Although there's a definite Latin influence there, with some songs delivered in Spanish, they focus more on sounding like the foundation reggae groups of old with contemporary lyrics.

"We're not trying to take what the pioneers set out with and change it for our convenience," Steve says. "We maintain within the principles reggae started out with. Our music has fusion in it, but at the same time, we try to keep it within the authenticity of how Jamaican reggae was originally played."

While gathered inside the group's tiny rehearsal/storage space in North Miami, everyone's personality is on full display. Steve's rolling up the holy weed, Arnau is fiddling with a lighting rig, and Calderon is videotaping parts of the interview for possible use on the band's website, www.4thdimension.org.

There's a synergy with those three members, a brotherhood of sorts, that's held strong for the past eight years. As founding members, they built Fourth Dimension's well-earned reputation as "the hardest-working reggae band in South Florida" through sweat and perseverance. The group plays a whopping 250 shows a year.

The band's drummer and newest member, Fagan, is running late. He's clocked only two years in Fourth Dimension, but he's a godsend, fellow band members say.

"We've gone through a lot of drummers over the years," Steve says as Calderon and Arnau nod in agreement. "At one point, we had like seven or eight drummers in rotation that we were using at our gigs."

Arnau interjects: "Sometimes we'd do six nights with six different drummers," adding that he thinks the number of drummers the band had in rotation was closer to 15.

Fagan admits he was a little wary of joining a band with so much history but says it's been one of the greatest rides of his life.

"The way people come out and appreciate this band is just a great feeling all around," he says.

Now that they've got a full-time drummer, there's a palpable cohesion to the band's sound. Nowhere else is that more apparent than on their latest release, Invazion, a 15-track rocker that's one of the best reggae albums produced locally in years. Songs like "Showdown" and "What a Situation" could easily have been crafted by an all-star reggae band in Kingston, and audiences are taking to the group's new material well. They spent five months in the studio working on that disc with acclaimed producer Karl Pitterson, who helped craft the sounds of Bob Marley, Steel Pulse, Bunny Wailer, and other reggae giants. Now that Pitterson has settled in South Miami, he has taken Fourth Dimension under his wing and helped create a disc that's drastically different from the band's first album, Around the World, which they put together in six weeks back in 2002. Band members seem almost ashamed of the haphazard approach they took back then. They've set the price online for Around the World at $200, hoping that no one ever buys it again.

"For our first album, we went in with half the material and built the rest of it on the spot," Calderon says. "It definitely was not our best work at all."

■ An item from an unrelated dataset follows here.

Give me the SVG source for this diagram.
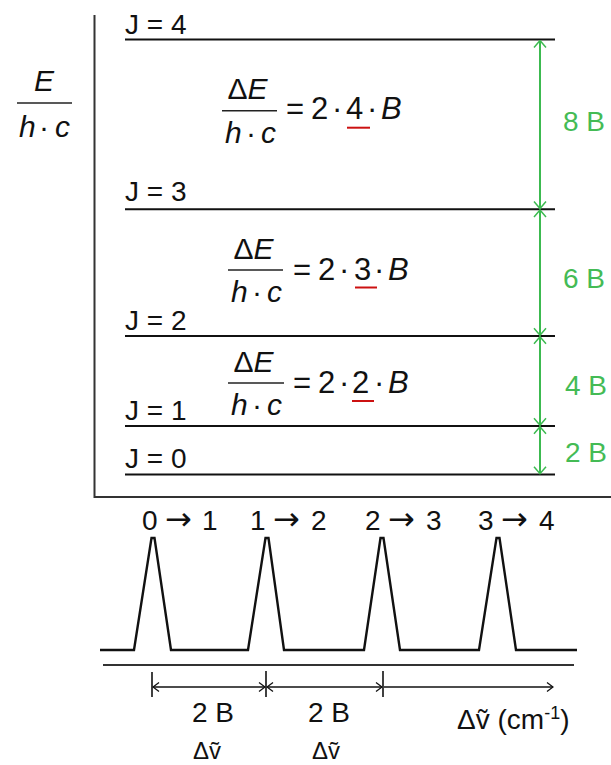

Steve agrees: "We only created that CD so we could stop telling people we didn't have one. Up until then, we were playing 'Hot Hot Hot' and all the bubble-gum Bob Marley tunes, and that's what that disc sort of reflected musically."

In recent years, they've undergone tremendous changes as musicians and as individuals. Most important, they take their work more seriously. "The first five years of Fourth Dimension were based on us being South Florida's top party band," Steve says. "That's what we started off as. 'Cause we didn't know this was going to be our future. We saw original bands not getting no gigs 'cause nobody wanted to hire original bands, especially not nothing that promotes consciousness."

He's speaking of the difficulty spiritual reggae bands have getting gigs at local bars.

"The owners of bars, sometimes they just want that whole kinky reggae," he continues. "They want the whole provocative, forbidden dance part of it. They want to see girls dancing, drinking, the guys drunk, and when that happens, the bar is making its numbers. That's why they don't hire real dreadlock Rastas to go out there and perform. So we've had to come in like guerrillas almost, playing an original here and there."

That tactic has helped the band survive. They're able and willing to play their own music with hard-hitting reggae covers mixed in.

It's a part of what makes their shows so much fun. Like a reggae jam band, the set list on any given night can vary tremendously.

"We're still working on our sound and growing," Arnau adds. "It's a process that never stops."